Mevlânâ'nın Mesnevî'si ile Divan'ı arasında benzerlikler de vardır. Anlatım açısından Mesnevî didaktik olmasına rağmen lirizm yönü de bulunan bir eserdir. Kaynak olarak Kur'an ve hadislere dayanan Mesnevî'de konunun gelişine göre Kelîle ve Dimne'den, Mantıku't-Tayr'dan hikâyelere yer verilmiş, Hakîm Senâî'nin Hadikatü'l- Hakîka'sından da yararlanılmıştır.
Mevlânâ, hikâyelerini doğrudan değil, başka hikâyelerle zincirleme olarak iç içe bir şekilde anlatır. Böylece konu içinde konuyu, hikâye içinde hikâyeyi devam ettirerek sonuca en iyi şekilde ulaşır.

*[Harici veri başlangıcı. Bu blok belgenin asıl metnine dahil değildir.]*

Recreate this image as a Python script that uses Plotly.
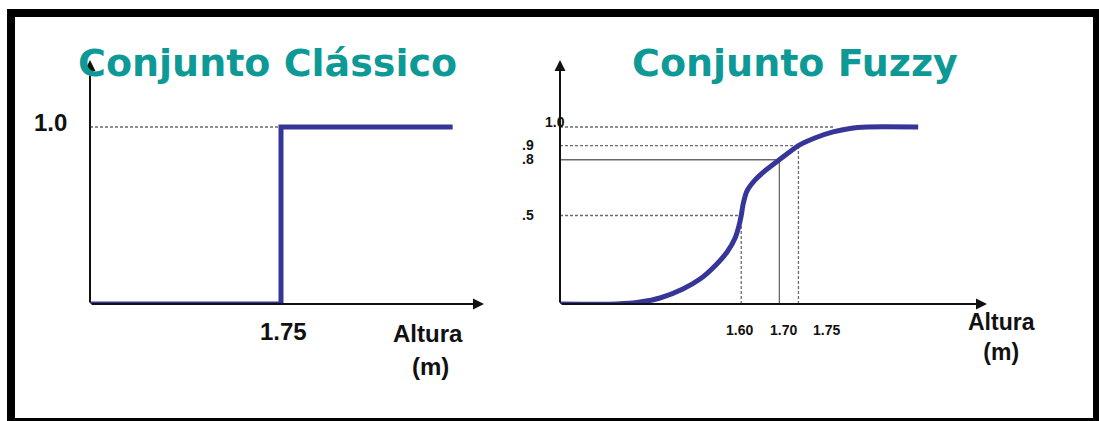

Eserin düzenine, dilin kullanılışına ve nazmın temizliğine fazla
önem verilmemiş olması, "şekilcilik"ten ve sanat düşüncesinden
tamamıyla uzak kalındığına işarettir.
Mesnevî'nin dili Farsça'dır. Halen Mevlâna Müzesi'nde teşhirde
bulunan 1278 tarihli, elde bulunan en eski Mesnevî nüshasına göre,
beyit sayısı 25618 dir.
Mesnevî'nin vezni: Fâ i lâ tün- Fâ i lâ tün - Fâ i lün'dür
Mevlâna 6 büyük cilt olan Mesnevî'sinde, tasavvufî fikir ve düşüncelerini, birbirine ulanmış hikâyeler hâlinde anlatmaktadır.